"Queer Studies and Advanced Waxing" is the 4th episode of the sixth season and 101st overall episode of the American comedy television series Community. The episode was written by Matt Lawton and directed by Jim Rash and Nat Faxon. It premiered on Yahoo! Screen on March 31, 2015.
Plot
Annie (Alison Brie) helps Chang (Ken Jeong) practice for an audition for a stage adaptation of the 1984 movie The Karate Kid, but Chang is highly nervous. Frankie (Paget Brewster) and the Dean (Jim Rash) arrive and the group loudly insist that they immediately fix the school's WiFi, which has gone down. The IT lady is missing, so the Dean hires Elroy (Keith David) as a replacement.

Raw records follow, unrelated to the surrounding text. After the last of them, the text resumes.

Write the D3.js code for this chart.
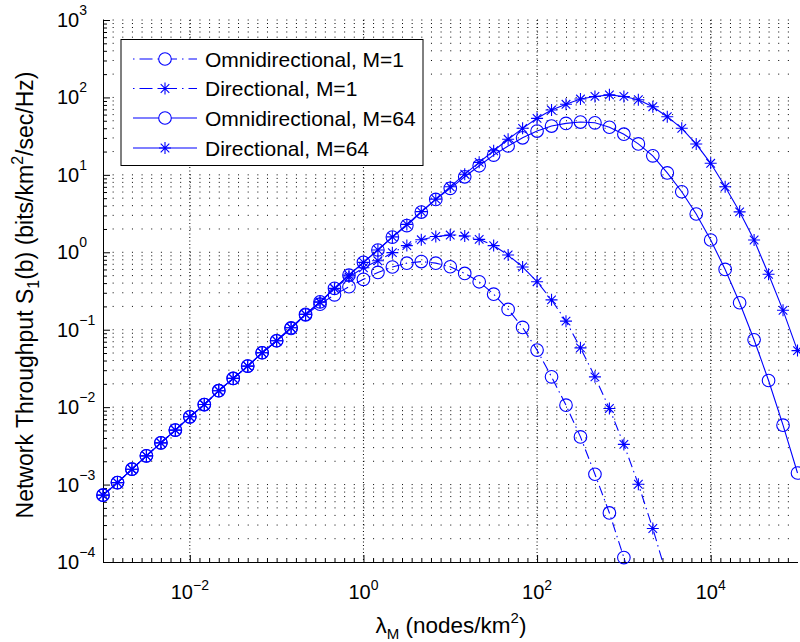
<!DOCTYPE html>
<html><head><meta charset="utf-8">
<script src="https://cdn.jsdelivr.net/npm/d3@7"></script>
<style>
body{margin:0;background:#fff}
svg{display:block}
text{font-family:"Liberation Sans",Arial,Helvetica,sans-serif;fill:#000}
</style>
</head><body>
<svg id="c" width="800" height="642"></svg>
<script>
// ---------------- data ----------------
const lambda = [
  0.001, 0.001468, 0.002154, 0.003162, 0.004642, 0.006813,
  0.01, 0.01468, 0.02154, 0.03162, 0.04642, 0.06813,
  0.1, 0.1468, 0.2154, 0.3162, 0.4642, 0.6813,
  1, 1.468, 2.154, 3.162, 4.642, 6.813,
  10, 14.68, 21.54, 31.62, 46.42, 68.13,
  100, 146.8, 215.4, 316.2, 464.2, 681.3,
  1000, 1468, 2154, 3162, 4642, 6813,
  10000, 14678, 21544, 31623, 46416, 68129,
  100000
];
const omniM1 = [
  7.3e-4, 1.06e-3, 1.58e-3, 2.35e-3, 3.46e-3, 5.05e-3, 7.5e-3, 1.08e-2, 1.63e-2, 2.35e-2, 3.39e-2, 5.04e-2, 7.2e-2,
  0.104, 0.155, 0.214, 0.282, 0.359, 0.447, 0.550, 0.646, 0.724, 0.759, 0.724, 0.650, 0.533, 0.416, 0.288, 0.183,
  0.107, 0.0545, 0.0246, 0.0106, 0.00413, 0.00136, 0.00043, 0.000114, 0.0000282
];
const dirM1 = [
  7.3e-4, 1.06e-3, 1.58e-3, 2.35e-3, 3.46e-3, 5.05e-3, 7.5e-3, 1.08e-2, 1.63e-2, 2.35e-2, 3.39e-2, 5.04e-2, 7.2e-2,
  0.106, 0.158, 0.226, 0.339, 0.479, 0.631, 0.776, 0.989, 1.22, 1.45, 1.60, 1.67, 1.62, 1.47, 1.22, 0.923,
  0.646, 0.417, 0.243, 0.129, 0.0583, 0.0246, 0.00962, 0.0033, 0.00101, 0.000271, 0.000063
];
const omniM64 = [
  7.3e-4, 1.06e-3, 1.58e-3, 2.35e-3, 3.46e-3, 5.05e-3, 7.5e-3, 1.08e-2, 1.63e-2, 2.35e-2, 3.39e-2, 5.04e-2, 7.2e-2,
  0.106, 0.158, 0.229, 0.342, 0.507, 0.741, 1.07, 1.57, 2.21, 3.31, 4.82, 6.70, 9.44, 13.1, 18.0, 23.6,
  30.1, 36.8, 42.7, 46.2, 48.1, 47.0, 41.2, 33.5, 25.1, 17.6, 10.6, 6.05, 3.12, 1.44, 0.601, 0.223,
  0.0741, 0.0221, 0.00585, 0.00141
];
const dirM64 = [
  7.3e-4, 1.06e-3, 1.58e-3, 2.35e-3, 3.46e-3, 5.05e-3, 7.5e-3, 1.08e-2, 1.63e-2, 2.35e-2, 3.39e-2, 5.04e-2, 7.2e-2,
  0.106, 0.158, 0.229, 0.342, 0.507, 0.741, 1.07, 1.58, 2.29, 3.35, 4.86, 7.01, 10.2, 14.5, 20.5, 28.8,
  39.9, 53.7, 68.7, 81.5, 95.3, 103, 108, 103, 93.3, 75.9, 56.4, 39.9, 25.0, 14.1, 7.01, 3.33,
  1.44, 0.52, 0.178, 0.0537
];
const seriesNames = ["Omnidirectional, M=1", "Directional, M=1", "Omnidirectional, M=64", "Directional, M=64"];
const xTickValues = [1e-2, 1, 1e2, 1e4];
const xTickExps = ["\u22122", "0", "2", "4"];
const yTickValues = [1e-4, 1e-3, 1e-2, 1e-1, 1, 1e1, 1e2, 1e3];
const yTickExps = ["\u22124", "\u22123", "\u22122", "\u22121", "0", "1", "2", "3"];
const xLabel = ["\u03bb", "M", " (nodes/km", "2", ")"];
const yLabel = ["Network Throughput S", "1", "(b) (bits/km", "2", "/sec/Hz)"];

// ---------------- layout ----------------
const svg = d3.select("#c");
const X0 = 103, X1 = 797.5, Y0 = 562, Y1 = 20;
const x = d3.scaleLog().domain([1e-3, 1e5]).range([X0, X1]);
const y = d3.scaleLog().domain([1e-4, 1e3]).range([Y0, Y1]);
const blue = "#0000ff";

// minor ticks
const yMinor = [];
for (let e = -4; e <= 2; e++) for (let m = 2; m <= 9; m++) yMinor.push(m * Math.pow(10, e));
const xMinor = [];
for (let j = 1; j < 72; j++) if (j % 18 !== 9) xMinor.push(Math.pow(10, -3 + j / 9));
const minorStep = (X1 - X0) / 72;

// grid
const grid = svg.append("g");
grid.selectAll("line.h").data(yTickValues.concat(yMinor).filter(v => v > 1e-4))
  .join("line").attr("class", "h")
  .attr("x1", X0).attr("x2", X1)
  .attr("y1", d => y(d)).attr("y2", d => y(d))
  .attr("stroke", "#000").attr("stroke-width", 1)
  .attr("stroke-dasharray", `1,${minorStep - 1}`);
grid.selectAll("line.v").data(xTickValues)
  .join("line").attr("class", "v")
  .attr("x1", d => x(d)).attr("x2", d => x(d))
  .attr("y1", Y1).attr("y2", Y0)
  .attr("stroke", "#000").attr("stroke-width", 1)
  .attr("stroke-dasharray", "1,2.5");

// axes
const gx = svg.append("g").attr("transform", `translate(0,${Y0})`);
gx.call(d3.axisBottom(x).tickValues(xTickValues).tickSizeInner(-7).tickSizeOuter(0).tickFormat(""));
gx.append("g").call(d3.axisBottom(x).tickValues(xMinor).tickSizeInner(-4).tickSizeOuter(0).tickFormat(""))
  .select(".domain").remove();
const gy = svg.append("g").attr("transform", `translate(${X0},0)`);
gy.call(d3.axisLeft(y).tickValues(yTickValues).tickSizeInner(-7).tickSizeOuter(0).tickFormat(""));
gy.append("g").call(d3.axisLeft(y).tickValues(yMinor).tickSizeInner(-4).tickSizeOuter(0).tickFormat(""))
  .select(".domain").remove();
svg.selectAll(".domain").attr("stroke", "#000");
svg.selectAll(".tick line").attr("stroke", "#000");

// tick labels
const xl = svg.append("g").selectAll("text").data(xTickValues).join("text")
  .attr("x", d => x(d)).attr("y", 599).attr("text-anchor", "middle")
  .attr("font-size", 20);
xl.append("tspan").text("10");
xl.append("tspan").attr("dy", -9).attr("font-size", 14).text((d, i) => xTickExps[i]);

const yl = svg.append("g").selectAll("text").data(yTickValues).join("text")
  .attr("x", 57).attr("y", d => y(d) + 7).attr("text-anchor", "start")
  .attr("font-size", 20);
yl.append("tspan").text("10");
yl.append("tspan").attr("dy", -12).attr("font-size", 14).text((d, i) => yTickExps[i]);

// axis labels
const xt = svg.append("text").attr("x", 451).attr("y", 633).attr("text-anchor", "middle").attr("font-size", 22.5);
xt.append("tspan").text(xLabel[0]);
xt.append("tspan").attr("dy", 6).attr("font-size", 15).text(xLabel[1]);
xt.append("tspan").attr("dy", -6).text(xLabel[2]);
xt.append("tspan").attr("dy", -10).attr("font-size", 15).text(xLabel[3]);
xt.append("tspan").attr("dy", 10).text(xLabel[4]);

const yt = svg.append("text").attr("transform", "translate(33,295) rotate(-90)")
  .attr("text-anchor", "middle").attr("font-size", 23);
yt.append("tspan").text(yLabel[0]);
yt.append("tspan").attr("dy", 6).attr("font-size", 16).text(yLabel[1]);
yt.append("tspan").attr("dy", -6).text(yLabel[2]);
yt.append("tspan").attr("dy", -10).attr("font-size", 16).text(yLabel[3]);
yt.append("tspan").attr("dy", 10).text(yLabel[4]);

// clip
svg.append("clipPath").attr("id", "clip").append("rect")
  .attr("x", X0).attr("y", Y1 - 10).attr("width", 800 - X0).attr("height", Y0 - Y1 + 10);

const starPath = "M-6,0H6M0,-6V6M-4.3,-4.3L4.3,4.3M-4.3,4.3L4.3,-4.3";
const series = [
  {name: seriesNames[0], vals: omniM1, dash: "10,4,1.5,4", marker: "o"},
  {name: seriesNames[1], vals: dirM1, dash: "10,4,1.5,4", marker: "*"},
  {name: seriesNames[2], vals: omniM64, dash: null, marker: "o"},
  {name: seriesNames[3], vals: dirM64, dash: null, marker: "*"}
];
const line = d3.line().x(d => x(d[0])).y(d => y(d[1]));
const plot = svg.append("g");
series.forEach(s => {
  const pts = s.vals.map((v, i) => [lambda[i], v]);
  plot.append("path").datum(pts).attr("d", line)
    .attr("clip-path", "url(#clip)")
    .attr("fill", "none").attr("stroke", blue).attr("stroke-width", 1.1)
    .attr("stroke-dasharray", s.dash);
  const vis = pts.filter(p => p[1] >= 1e-4);
  const mk = plot.append("g").selectAll("g").data(vis).join("g")
    .attr("transform", p => `translate(${x(p[0])},${y(p[1])})`);
  if (s.marker === "o") mk.append("circle").attr("r", 6.3).attr("fill", "none").attr("stroke", blue).attr("stroke-width", 1.1);
  else mk.append("path").attr("d", starPath).attr("fill", "none").attr("stroke", blue).attr("stroke-width", 1.1);
});

// legend
const leg = svg.append("g");
leg.append("rect").attr("x", 121).attr("y", 39.5).attr("width", 302).attr("height", 126)
  .attr("fill", "#fff").attr("stroke", "#000").attr("stroke-width", 1);
const rows = [59, 88.5, 118, 148];
series.forEach((s, i) => {
  const g = leg.append("g").attr("transform", `translate(0,${rows[i]})`);
  g.append("line").attr("x1", 133).attr("x2", 197).attr("y1", 0).attr("y2", 0)
    .attr("stroke", blue).attr("stroke-width", 1.1).attr("stroke-dasharray", s.dash ? "1.5,5,13,5" : null);
  if (s.marker === "o") g.append("circle").attr("cx", 165).attr("r", 6.3).attr("fill", "#fff").attr("stroke", blue).attr("stroke-width", 1.1);
  else g.append("path").attr("transform", "translate(165,0)").attr("d", starPath).attr("fill", "none").attr("stroke", blue).attr("stroke-width", 1.1);
  g.append("text").attr("x", 205).attr("y", 7.5).attr("font-size", 21).text(s.name);
});
</script>
</body></html>
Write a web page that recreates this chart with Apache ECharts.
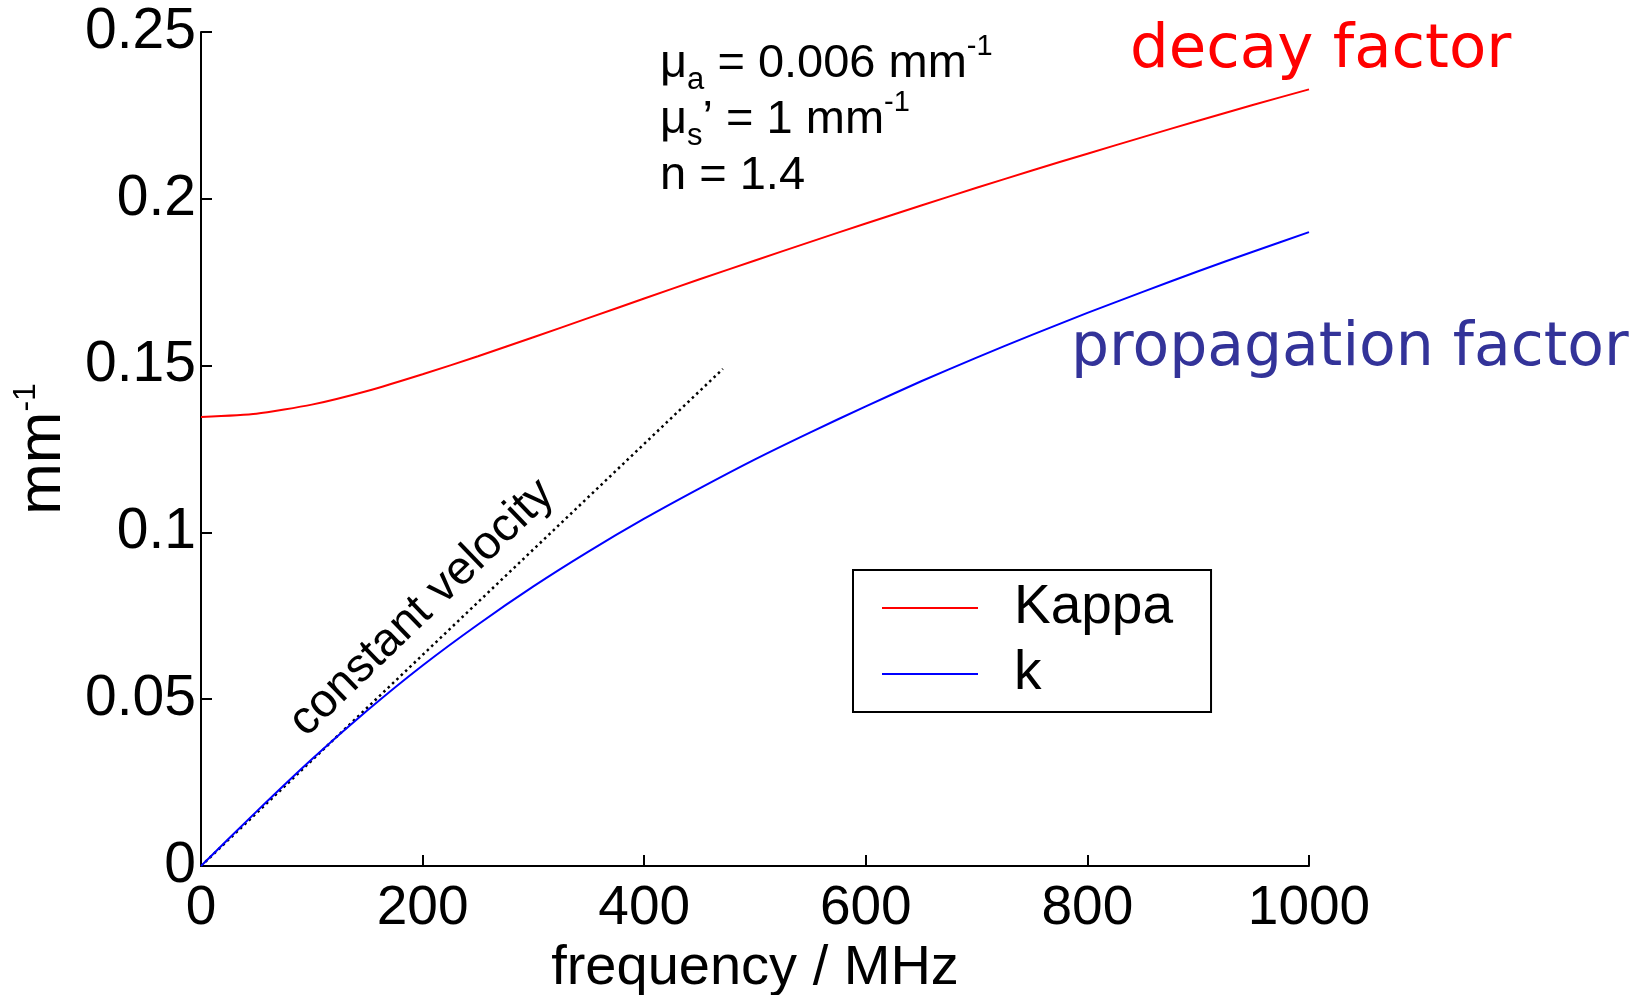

Richie (Brady Novak) and Carl (Jeremy Scott Johnson), members of the school board, offer the Dean a place on the school board if he agrees to identify as gay—they are looking to avoid controversy after cancelling a pride parade. The Dean is reluctant, viewing "gay" as an insufficient label for his identity. Frankie tells him that his sexuality is none of anyone else's business, but Jeff (Joel McHale) believes that the Dean could achieve good things in the school board role. The Dean agrees to the role and announces, with a fake partner Domingo, that he is to join the board.
Abed (Danny Pudi) begs Elroy not to disrupt the bird's nest which he discovers as the cause of the WiFi issue, and gets Elroy to change his mind. The Dean is initially sympathetic, but after being criticized in his role as board member he returns with security guards and forces Abed and Elroy to remove the nest. They begin caring for the baby birds themselves.
At the Karate Kid audition, Chang is cast as Miyagi, though he auditioned for the kid's role, and Annie—who auditioned at the director Matt Lundergard's (Jason Mantzoukas) insistence—is cast as the kid. In rehearsals, Lundergard is verbally abusive toward Chang while showing kindness toward Annie. After discussing it with Britta, Annie decides that she will threaten to quit unless Lundergard treats Chang better. She does so and Lundergard fires her, saying that Miyagi is the main character and her role is unimportant.
A regretful Dean announces to the press that he is "coming out" as a politician and is fired. Two of the three birds Abed is watching over die. Annie tries to get the group to boycott the Karate Kid play, but they all watch and are moved by Chang's excellent performance. In the end tag, Abed gathers the group to release the third bird, who moves into the control box of a transformer station.
Critical reception
Eric Goldman of IGN rated the episode nine out of ten, finding it the strongest so far of the sixth season.[1] Sean Gandert of Paste gave it eight out of ten.[2] Joshua Alston of The A.V. Club gave the episode an A− rating.[3] Joe Matar of Den of Geek rated the episode 3.5 out of five.[4]Entertainment Weekly's Keith Staskiewicz found that the episode has a theme of identity, with Chang's casting showing that "stereotypical roles can be redeemed by actors" and Dean's storyline demonstrating that "putting characters into boxes" is "harmful to real diversity".[5]Alan Sepinwall, writing for Uproxx, found the episode too long despite the fact that it featured "the best Chang subplot the show has done in a long time". Sepinwall criticised the conclusion to the Dean's storyline.[6]